Tudor Dixon, Gretchen Whitmer.AP, AFP via Getty Images

Democratic ad hits GOP's Tudor Dixon for conspiracy theories

The 30-second spot from Put Michigan First highlights Dixon's positions on the 2020 election and the Jan. 6 riot.

CLAWSON, Mich. — A new ad from a group affiliated with the Democratic Governors Association casts Tudor Dixon, the Republican candidate for governor in Michigan, as a conspiracy theorist who denies election results and sympathizes with the Jan. 6 rioters.

“You already know Tudor Dixon would outlaw abortion,” the narrator begins, referring to Dixon’s position that abortion should only be legal when the mother’s life is at stake. “But Dixon’s extreme ideas don’t stop there.”

Dixon, a former right-wing commentator, faces Democratic Gov. Gretchen Whitmer in next week’s general election. Several recent polls have shown Whitmer leading outside the margin of error, others have indicated a much closer race.

The 30-second spot from Put Michigan First — shared first with NBC News — will air across the state as part of nearly $3 million in ad spending that the group has budgeted for Michigan through Election Day.

Titled "Denier," the ad highlights several of the statements Dixon has made on TV and radio in recent years. Among them: Her contention during a January 2022 radio interview that you “cannot say” the Jan. 6 attack on the Capitol by supporters of former President Donald Trump was “an insurrection.” (According to the fuller clip, accessible on the website of WILS in Lansing, Dixon suggested that the word "insurrection" should only apply if someone is charged under the insurrection act.)

Footage of the riot appears on screen along with the words "election denier," referring to past coverage of Dixon's comments on the 2020 presidential campaign. At debates during the GOP primary, Dixon answered affirmatively when asked if she believed Trump won Michigan, which went narrowly to President Joe Biden.

Dixon has also has embraced disproven theories that fraud and untoward efforts by Democratic officeholders tipped the election to Biden. Trump endorsed Dixon days before the August primary.

Another audio clip, taken from a December 2020 broadcast by Real America’s Voice, the conservative network where Dixon previously worked, includes her leaning into a debunked conspiracy theory during the height of the pandemic that a person's health or vaccination status might be tracked on “a chip that they insert inside of you.”

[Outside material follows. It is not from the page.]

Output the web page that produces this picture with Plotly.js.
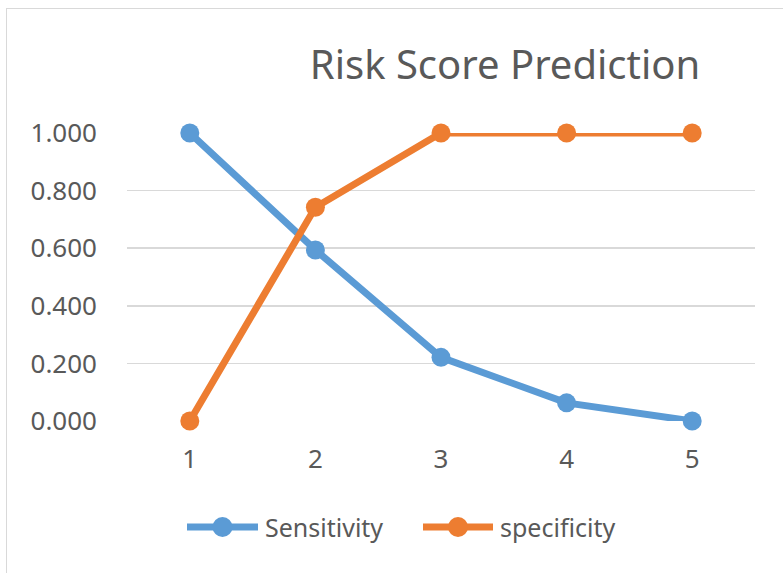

“Instead of bringing people together to solve actual issues, Tudor Dixon has a long and extreme record of spewing dangerous conspiracy theories for the sole purpose of creating division and chaos,” Put Michigan First Spokesperson Sam Newton said in a statement accompanying the ad.

Put Michigan First has been the biggest spender in Michigan’s race for governor, according to AdImpact, an ad-tracking firm. The DGA-affiliated organization has spent nearly $27 million on ads since the primary, with another $2.8 million committed through Election Day. 

Dixon and her GOP allies have combined to spend only $6.7 million in that period, with about $1.5 million reserved through the general election.